Tra le opere disperse si ricordano, a Modena: S. Eufemia con i leoni, già nella chiesa dedicata alla santa; S. Lodovico e s. Casimiro in adorazione della Vergine, già nella chiesa di S. Marco evangelista; S. Eligio,s. Geminiano e la beata Vergine, già nella chiesa dei Ss. Giacomo e Filippo; gli affreschi del palazzo ducale (questi ultimi descritti nell'Inventario riportato dal Venturi, 1883); inoltre, l'Assedio di Valenza già nel palazzo di Sassuolo.
Del pittore sono rimaste, a Modena, solo tre tele: il Transito di s. Giuseppe, assai deteriorato, che è tuttora nella chiesa di S. Bartolomeo; la copia (1659) della Madonna di S. Sebastiano del Correggio, ora nella chiesa di S. Maria della Pomposa; il Guerriero con cavallo della Galleria Estense. Numerosi disegni (conservati nella Galleria Estense di Modena) gli si possono attribuire sulla scorta di un inventario compilato nel 1751 già citato nel Campori (cfr.
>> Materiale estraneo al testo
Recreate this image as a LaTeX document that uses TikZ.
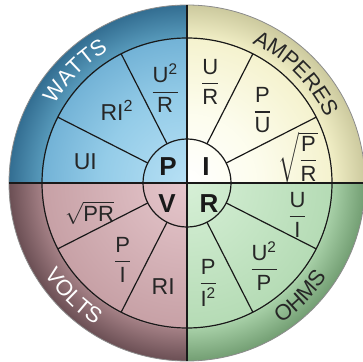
\RequirePackage{fix-cm}
\documentclass[tikz,border=0pt]{standalone}
\usepackage{fontspec}
\setmainfont{Liberation Sans}
\usepackage{amsmath}
\usetikzlibrary{decorations.text}

% one shading per quadrant (25bp = rim, 20.4bp = ring)
\pgfdeclareradialshading{wattsshade}{\pgfpoint{0bp}{0bp}}{rgb(0bp)=(0.72,0.88,0.96); rgb(12bp)=(0.58,0.80,0.91); rgb(20.3bp)=(0.45,0.70,0.84); rgb(20.5bp)=(0.34,0.60,0.73); rgb(25bp)=(0.20,0.43,0.57); rgb(50bp)=(0.20,0.43,0.57)}
\pgfdeclareradialshading{amperesshade}{\pgfpoint{0bp}{0bp}}{rgb(0bp)=(1,1,1); rgb(10bp)=(0.99,0.99,0.93); rgb(20.3bp)=(0.96,0.95,0.81); rgb(20.5bp)=(0.94,0.93,0.77); rgb(25bp)=(0.80,0.79,0.62); rgb(50bp)=(0.80,0.79,0.62)}
\pgfdeclareradialshading{ohmsshade}{\pgfpoint{0bp}{0bp}}{rgb(0bp)=(0.84,0.94,0.84); rgb(20.3bp)=(0.71,0.86,0.71); rgb(20.5bp)=(0.65,0.81,0.65); rgb(25bp)=(0.45,0.62,0.45); rgb(50bp)=(0.45,0.62,0.45)}
\pgfdeclareradialshading{voltsshade}{\pgfpoint{0bp}{0bp}}{rgb(0bp)=(0.90,0.78,0.80); rgb(20.3bp)=(0.78,0.63,0.65); rgb(20.5bp)=(0.64,0.50,0.52); rgb(25bp)=(0.42,0.31,0.33); rgb(50bp)=(0.42,0.31,0.33)}

\newcommand\ringfont{\fontsize{22}{22}\selectfont}
\newcommand\fr[2]{\genfrac{}{}{1.3pt}{0}{\text{#1}}{\text{#2}}}

\tikzset{
  divider/.style={line width=1.2pt, black!90},
  axisline/.style={line width=2.4pt, black!90},
  formula/.style={font=\fontsize{22}{24}\selectfont, text=black!85, inner sep=0pt},
  plain/.style={formula, font=\fontsize{23}{24}\selectfont},
  qty/.style={font=\fontsize{26}{28}\selectfont\bfseries, text=black!90, inner sep=0pt}
}

\begin{document}
\begin{tikzpicture}[x=1pt,y=1pt]
  \useasboundingbox (-187,-178) rectangle (176,183);
  \coordinate (c) at (0,0);

  % quadrants
  \foreach \sh/\a in {amperesshade/0, wattsshade/90, voltsshade/180, ohmsshade/270}{
    \begin{scope}
      \clip (c) -- (\a:180) arc[start angle=\a, end angle=\a+90, radius=180] -- cycle;
      \shade[shading=\sh] (c) circle (178);
    \end{scope}
  }

  % rings and dividers
  \draw[black!45, line width=0.8pt] (c) circle (178);
  \draw[divider] (c) circle (145);
  \draw[divider] (c) circle (44);
  \foreach \a in {27,63,117,153,207,243,297,333}
    \draw[divider] (\a:44) -- (\a:145);
  \draw[axisline] (-178,0) -- (178,0);
  \draw[axisline] (0,-178) -- (0,178);

  % ring labels
  \path[decorate, decoration={text along path, text align=center, text color=white,
    text={|\ringfont|WATTS}}] (180:154) arc[start angle=180, end angle=90, radius=154];
  \path[decorate, decoration={text along path, text align=center, text color=black!85,
    text={|\ringfont|AMPERES}}] (90:154) arc[start angle=90, end angle=0, radius=154];
  \path[decorate, decoration={text along path, text align=center, text color=white,
    text={|\ringfont|VOLTS}}] (180:169) arc[start angle=180, end angle=270, radius=169];
  \path[decorate, decoration={text along path, text align=center, text color=black!85,
    text={|\ringfont|OHMS}}] (270:169) arc[start angle=270, end angle=360, radius=169];

  % centre
  \node[qty] (qP) at (-19,16) {P};
  \node[qty] (qI) at (19,16) {I};
  \node[qty] (qV) at (-20,-21) {V};
  \node[qty] (qR) at (22,-21) {R};

  % watts
  \node[formula] (wattsUR) at (103:97) {$\fr{U\textsuperscript{2}}{R}$};
  \node[plain] (wattsRI) at (134:101) {RI\textsuperscript{2}};
  \node[plain] (wattsUI) at (168:104) {UI};
  % amperes
  \node[formula] (ampUR) at (77:104) {$\fr{U}{R}$};
  \node[formula] (ampPU) at (44:105) {$\fr{P}{U}$};
  \node[formula] (ampPR) at (13:114) {$\sqrt{\fr{P}{R}}$};
  % ohms
  \node[formula] (ohmUI) at (-16:115) {$\fr{U}{I}$};
  \node[formula] (ohmUP) at (-47:113) {$\fr{U\textsuperscript{2}}{P}$};
  \node[formula] (ohmPI) at (-78:102) {$\fr{P}{I\textsuperscript{2}}$};
  % volts
  \node[formula] (voltPR) at (197:102) {$\sqrt{\text{PR}}$};
  \node[formula] (voltPI) at (230:100) {$\fr{P}{I}$};
  \node[plain] (voltRI) at (257:106) {RI};
\end{tikzpicture}
\end{document}
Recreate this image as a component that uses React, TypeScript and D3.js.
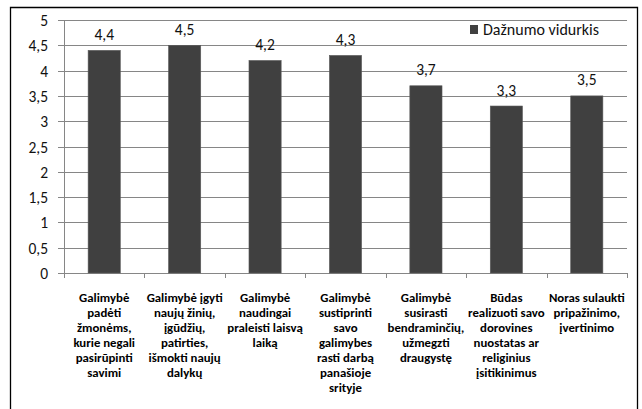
import React from "react";
import * as d3 from "d3";

const categories: string[][] = [
  ["Galimybė", "padėti", "žmonėms,", "kurie negali", "pasirūpinti", "savimi"],
  ["Galimybė įgyti", "naujų žinių,", "įgūdžių,", "patirties,", "išmokti naujų", "dalykų"],
  ["Galimybė", "naudingai", "praleisti laisvą", "laiką"],
  ["Galimybė", "sustiprinti", "savo", "galimybes", "rasti darbą", "panašioje", "srityje"],
  ["Galimybė", "susirasti", "bendraminčių,", "užmegzti", "draugystę"],
  ["Būdas", "realizuoti savo", "dorovines", "nuostatas ar", "religinius", "įsitikinimus"],
  ["Noras sulaukti", "pripažinimo,", "įvertinimo"],
];
const values: number[] = [4.4, 4.5, 4.2, 4.3, 3.7, 3.3, 3.5];
const yTicks: number[] = [0, 0.5, 1, 1.5, 2, 2.5, 3, 3.5, 4, 4.5, 5];
const seriesName = "Dažnumo vidurkis";

const W = 642;
const H = 409;
const FONT = "Calibri, Carlito, Lato, 'Open Sans', sans-serif";
const fmt = (v: number) => String(v).replace(".", ",");

export default function App() {
  const x0 = 64, x1 = 627, y0 = 273, y1 = 20;
  const x = d3.scaleBand<number>().domain(d3.range(values.length)).range([x0, x1]).paddingInner(0.6).paddingOuter(0.3);
  const band = d3.scaleBand<number>().domain(d3.range(values.length)).range([x0, x1]);
  const y = d3.scaleLinear().domain([0, 5]).range([y0, y1]);
  const grid = "#868686";

  return (
    <svg width={W} height={H} style={{ position: "absolute", left: 0, top: 0, background: "#fff" }} fontFamily={FONT}>
      <rect x={0} y={0} width={W} height={H} fill="#fff" />
      {/* outer border */}
      <path d={`M10.5,${H} V7.5 H637.5 V${H}`} fill="none" stroke="#000" strokeWidth={1.3} />
      {/* gridlines */}
      {yTicks.map((t) => (
        <line key={"g" + t} x1={x0 - 6} x2={x1} y1={Math.round(y(t)) + 0.5} y2={Math.round(y(t)) + 0.5} stroke={grid} strokeWidth={1} />
      ))}
      {/* y tick labels */}
      {yTicks.map((t) => (
        <text key={"yl" + t} x={48} y={Math.round(y(t)) + 5.5} textAnchor="end" fontSize={15.5} fill="#111">
          {fmt(t)}
        </text>
      ))}
      {/* y axis */}
      <line x1={x0 + 0.5} x2={x0 + 0.5} y1={y1} y2={y0} stroke={grid} strokeWidth={1} />
      {/* x ticks */}
      {d3.range(values.length + 1).map((i) => {
        const xx = i < values.length ? band(i)! : x1;
        return <line key={"xt" + i} x1={Math.round(xx) + 0.5} x2={Math.round(xx) + 0.5} y1={y0} y2={y0 + 5} stroke={grid} />;
      })}
      {/* bars */}
      {values.map((v, i) => (
        <rect key={"b" + i} x={x(i)!} y={y(v)} width={x.bandwidth()} height={y0 - y(v)} fill="#404040" stroke="#5a5a5a" strokeWidth={0.6} />
      ))}
      {/* value labels */}
      {values.map((v, i) => (
        <text key={"v" + i} x={x(i)! + x.bandwidth() / 2} y={y(v) - 10.5} textAnchor="middle" fontSize={15.5} fill="#111">
          {fmt(v)}
        </text>
      ))}
      {/* category labels */}
      {categories.map((lines, i) => (
        <text key={"c" + i} textAnchor="middle" fontSize={12.8} fontWeight="bold" fill="#000">
          {lines.map((l, j) => (
            <tspan key={j} x={band(i)! + band.bandwidth() / 2} y={301.5 + j * 15}>
              {l}
            </tspan>
          ))}
        </text>
      ))}
      {/* legend */}
      <rect x={458} y={21} width={158} height={20} fill="#fff" />
      <rect x={470} y={25} width={8} height={9} fill="#404040" />
      <text x={483} y={35} fontSize={16} fill="#111">
        {seriesName}
      </text>
    </svg>
  );
}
Pirondini, p. 91 s.).
Il B. fece testamento a Modena il 21 luglio 1660, lasciando erede universale suo nipote Olivier Dauphin (Pirondini, p. 95 nota 1): tra i testimoni erano G. G. Monti, che già era stato suo collaboratore a Sassuolo, e Sigismondo Caula, il suo migliore allievo.
Morì tre giorni dopo, il 21 luglio 1660.
Fonti e Bibl.: Lo studio di M. Pirondini., G. B., Modena 1969 (estr. dalla rivista Modena, nov. 1969), contiene una completa bibliografia e la trascrizione delle fonti. Ci limitiamo qui a elencare quelle voci che vengono citate all'interno del testo: Modena, Bibl. Estense, R. 9. 16: A. M. Lazzarelli, Pitture delle chiese di Modena, ms. [1714], pp. 19, 72, 77, 93, 243; Archivio di Stato di Modena, Arch. per Materia,Arti belle,Cose d'arte, cass. 19/2: Descrizione delle cose notabili di Sassuolo fatta l'anno 1724; G. F. Pagani, Lepitture e sculture di Modena, Modena 1770, pp. 19, 25, 67 s., 89, 104, 110, 117, 172, 198; P. Donati, Descrizione della città di Parma, Parma 1824, p. 97 (gli attribuisce i dipinti che ornavano la sala d'armi del collegio di S. Caterina detto dei Nobili, distrutti nel 1844); C. C. Malvasia, Felsina Pittrice, II, Bologna 1841, p. 24; G. Campori, Gli artisti ital. e stranieri negli Stati estensi, Modena 1855, p. 94; A. Venturi, La regia galleria estense..., Modena 1883, p. 404; Id., Affreschi nella delizia estense di Sassuolo, in L'Arte, XX (1917), pp. 65 s.; A. Piccinini, Guida di Reggio nell'Emilia, Reggio Emilia, 1931, pp. 18, 22, 24, 61, 185; U. Thieme-F. Becker, Künstlerlexikon, IV, p. 446.